Any Given Sunday (1999)
In this movie Oliver Stone does for Football what he did for the Kennedy Assassination. If that sounds good to you, you'll love this movie, since it has Stone's distinct visual style and deals with every minute detail of the professional sports industry. I liked it, but I didn't love it, and I haven't seen it since I first saw it in the theater.
It's ok, but it seemed more like Stone's attempt to make a commercial film that would be a hit with the masses. That's not why I see Oliver Stone movies. It's maybe worth watching for Al Pacino, as well as the star-making performance by a young Jamie Foxx. Other than that, his one was just aiight for me, dawg.
This movie should've been a homerun. Oliver Stone directing a period piece about the life story of Alexander the Great? How could that go wrong?
Well... by being boring for one, but it also didn't help that all of the acting performances were so mediocre. Colin Farrell simply didn't have the charisma and presence to pull off his performance as the titular character, but at least he wasn't as laughably terrible as Angelina Jolie, who was either playing his mother or Natasha from the Bullwinkle cartoons. I'm not sure which. The only performance I really enjoyed was Val Kilmer, was over the top as well, but at least he was fun to watch.
I'm not going to go so far as to call this movie bad, since it's full of thrilling sequences and lovely sets, but it just didn't really work. The storytelling was too straight forward for an Oliver Stone film, and it just wasn't very engaging or entertaining. This film earned Stone some more Razzie nominations, but he lost to Catwoman.
World Trade Center (2006)
I actually just watched this film the other day, in anticipation of writing this blog post. It's available for viewing instantly on Netflix, and it's well worth checking out. Had I watched it cold, with no foreknowledge about it, I never would've guessed it was an Oliver Stone film. There are no quick cuts, intermixing of film stocks, and no crazy revelations about how the Twin Towers were taken down by, I dunno, the reanimated corpses of Richard Nixon and Ronald Reagan. So on those things, I was slightly disappointed.
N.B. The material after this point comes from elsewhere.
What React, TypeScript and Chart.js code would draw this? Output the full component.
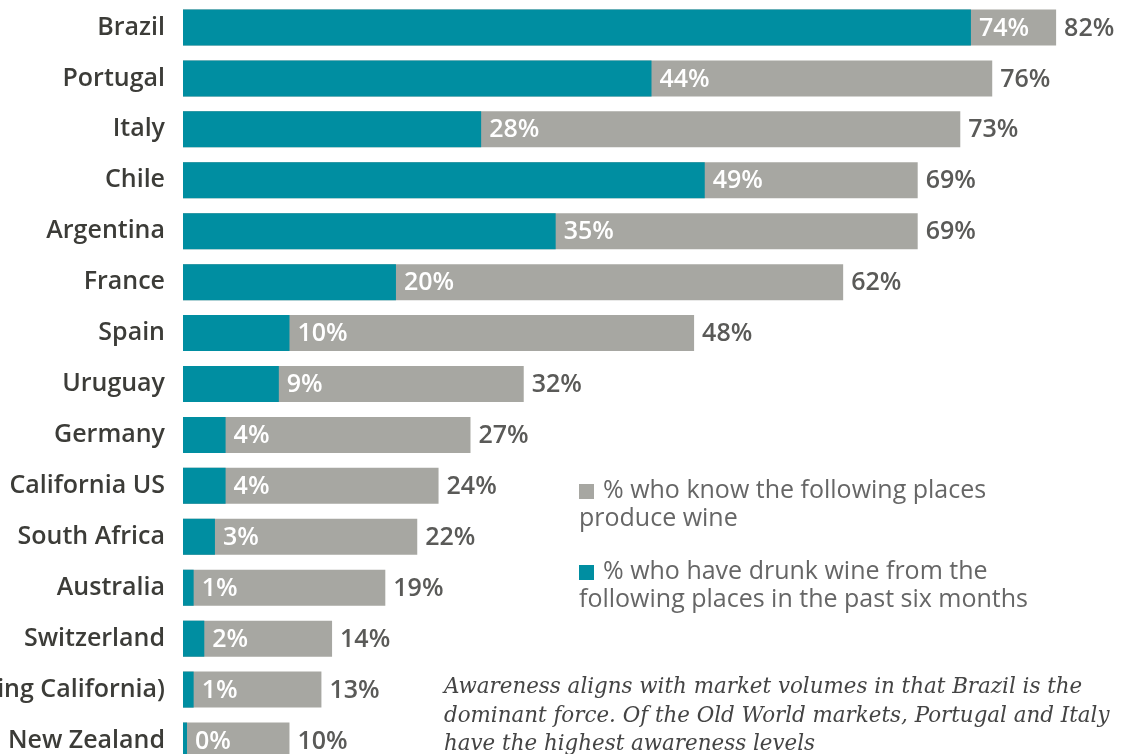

However, this was still a very well made film chronicling the heroics of the 9/11 first responders. I enjoyed it, and certainly consider it Stone's best film since Nixon, for whatever that's worth. It wasn't nominated for any Oscars, but at least it wasn't nominated for any Razzies either.
This was Oliver Stone's biopic about the then currently sitting president George W. Bush. This was a pretty good film, but ultimately pointless since it lacked bite, a real point of view, or enough historical perspective to make it all that meaningful or profound. It was basically just a dramatic reenactment of all the stuff we were seeing in the news at the time. But, it was also very entertaining and interesting enough to be worth checking out.
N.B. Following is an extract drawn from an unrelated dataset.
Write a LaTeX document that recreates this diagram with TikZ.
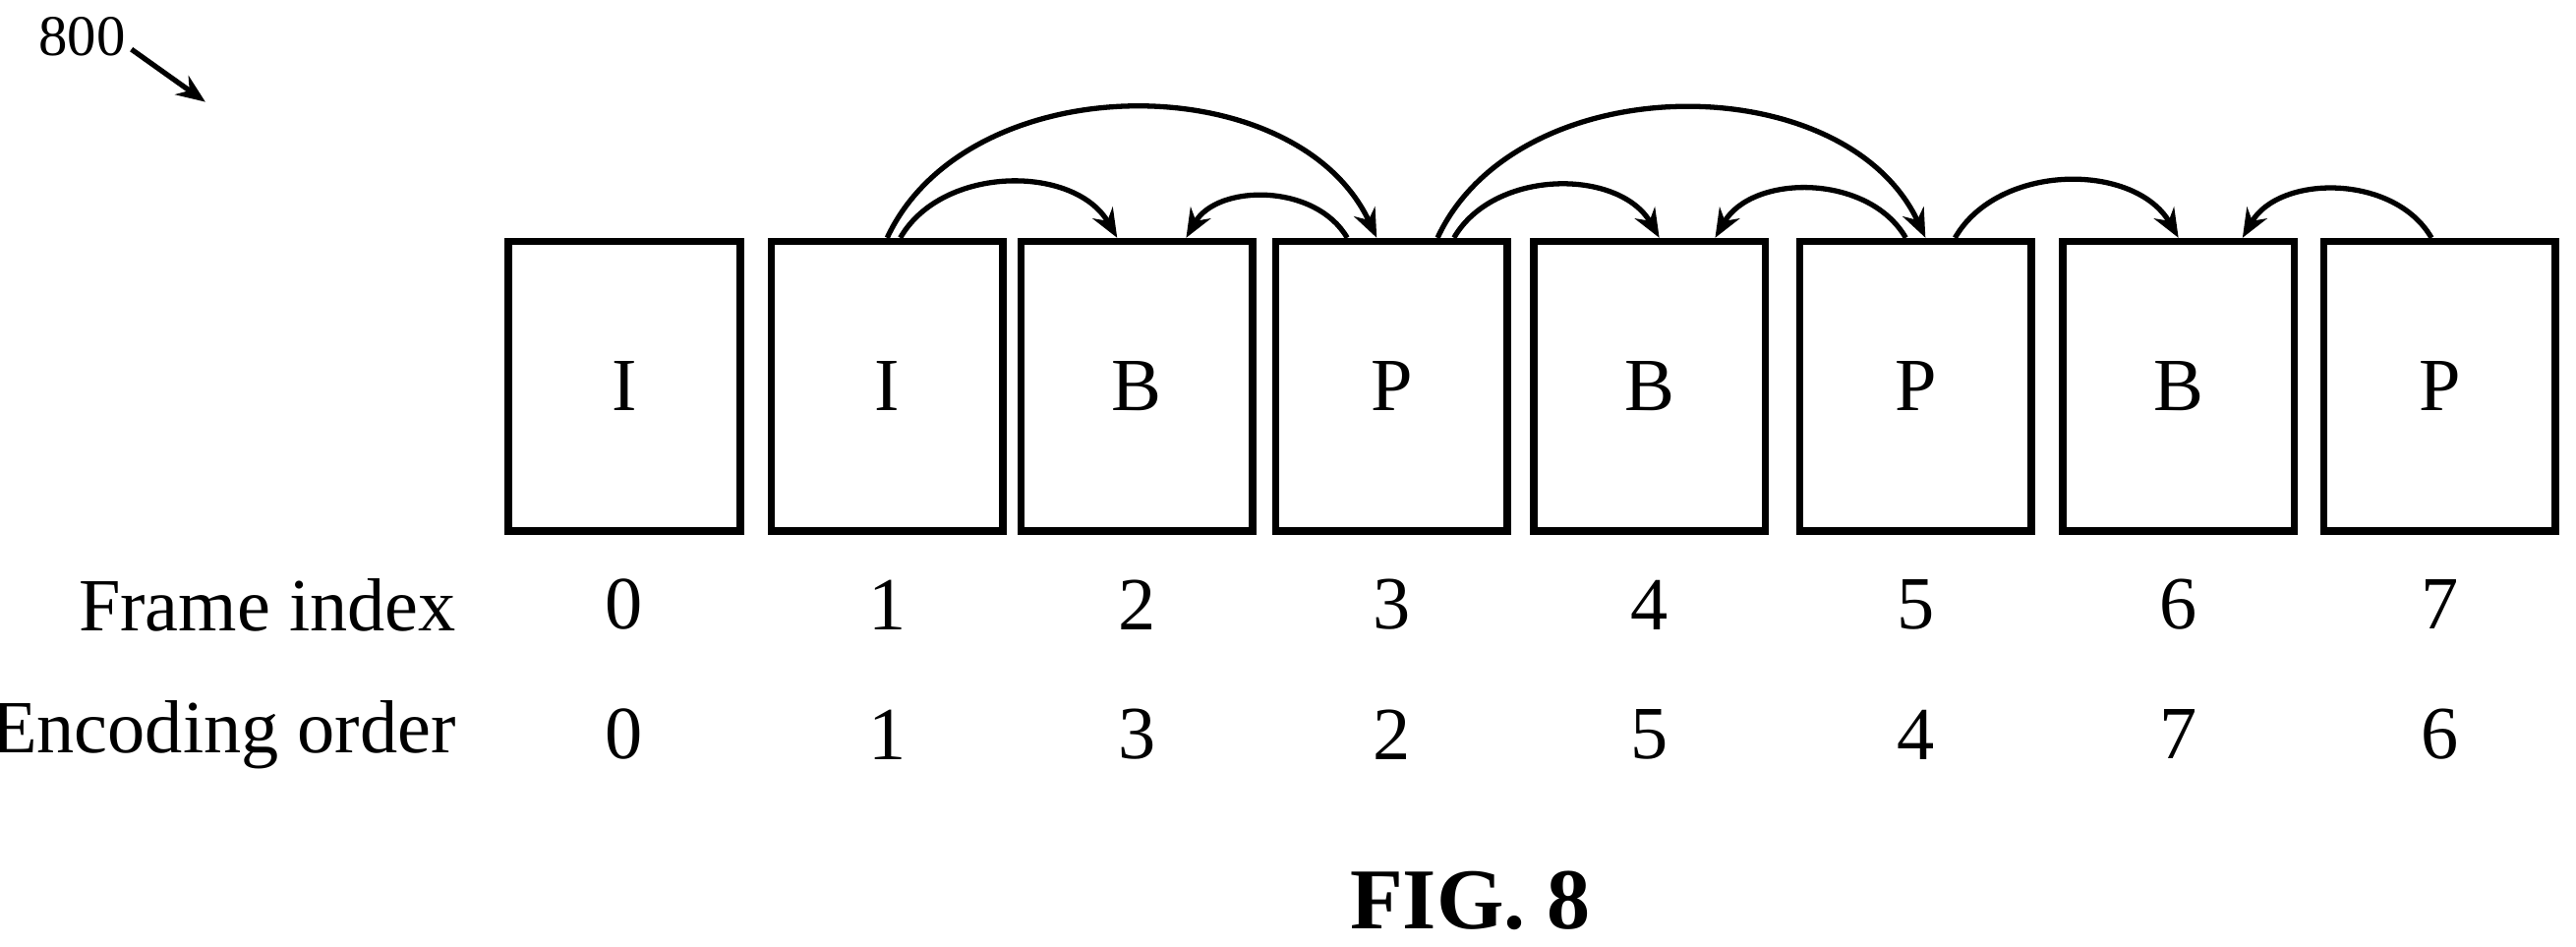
\documentclass[tikz,border=0pt]{standalone}
\usepackage{fontspec}
\setmainfont{Liberation Serif}
\usetikzlibrary{positioning,arrows.meta}
\tikzset{
  frame/.style={draw, line width=1.3pt, minimum width=1.41cm, minimum height=1.76cm, inner sep=0pt, font=\fontsize{13}{15}\selectfont},
  num/.style={font=\fontsize{13}{15}\selectfont},
  ref/.style={-{Stealth[length=5pt,width=4pt]}, line width=0.9pt},
}
\begin{document}
\begin{tikzpicture}
  \useasboundingbox (0,0) rectangle (15.68,5.76);
  % reference numeral
  \node (fig) at (0.50,5.54) {\fontsize{10}{12}\selectfont 800};
  \coordinate (figtip) at (1.25,5.14);
  \draw[ref] (0.80,5.46) -- (figtip);

  % frames
  \node[frame] (f0) at (3.80,3.41) {I};
  \node[frame] (f1) at (5.40,3.41) {I};
  \node[frame] (f2) at (6.92,3.41) {B};
  \node[frame] (f3) at (8.47,3.41) {P};
  \node[frame] (f4) at (10.04,3.41) {B};
  \node[frame] (f5) at (11.66,3.41) {P};
  \node[frame] (f6) at (13.26,3.41) {B};
  \node[frame] (f7) at (14.85,3.41) {P};

  % rows
  \node[num, anchor=east] (lidx) at (2.90,2.08) {Frame index};
  \node[num, anchor=east] (lenc) at (2.90,1.29) {Encoding order};
  \foreach \i/\e in {0/0,1/1,2/3,3/2,4/5,5/4,6/7,7/6} {
    \node[num] (idx\i) at (f\i |- lidx) {\i};
    \node[num] (enc\i) at (f\i |- lenc) {\e};
  }

  % references
  \draw[ref] (f1.north) to[out=65,in=115] ([xshift=-0.09cm]f3.north);
  \draw[ref] ([xshift=0.08cm]f1.north) to[out=60,in=120] ([xshift=-0.12cm]f2.north);
  \draw[ref] ([xshift=-0.27cm]f3.north) to[out=120,in=60] ([xshift=0.30cm]f2.north);
  \draw[ref] ([xshift=0.28cm]f3.north) to[out=65,in=115] ([xshift=0.06cm]f5.north);
  \draw[ref] ([xshift=0.38cm]f3.north) to[out=60,in=120] ([xshift=0.06cm]f4.north);
  \draw[ref] ([xshift=-0.06cm]f5.north) to[out=120,in=60] ([xshift=0.40cm]f4.north);
  \draw[ref] ([xshift=0.24cm]f5.north) to[out=60,in=120] (f6.north);
  \draw[ref] ([xshift=-0.05cm]f7.north) to[out=120,in=60] ([xshift=0.39cm]f6.north);

  \node[font=\bfseries\fontsize{15}{17}\selectfont] (cap) at (8.95,0.28) {FIG. 8};
\end{tikzpicture}
\end{document}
The best thing about this movie was Josh Brolin's performance as W. himself. He was fantastic, giving maybe the best central performance in an Oliver Stone film since Tom Cruise starred in Born on the Fourth of July.
I like this movie, but it's not all that amazing or anything. I came away from the theater entertained, but also underwhelmed.
Wall Street: Money Never Sleeps (2010)
You can read my full review here, but I'll save you the trouble: This movie sucked. I'm going to go ahead and say that this is my least favorite Oliver Stone film. It may not be as bad as The Hand, but it was more boring and just as dumb. But while the Hand was an early film that showed the promise of a young filmmaker, Wall Street 2 showed a once brilliant director who has lost his way.
And that brings us to the end of our look at the directorial career of Oliver Stone. He had only one truly bad film, and enough great ones that will stand the test of time. He is still polarizing and controversial, but I'll always love him and look forward to whatever he does next.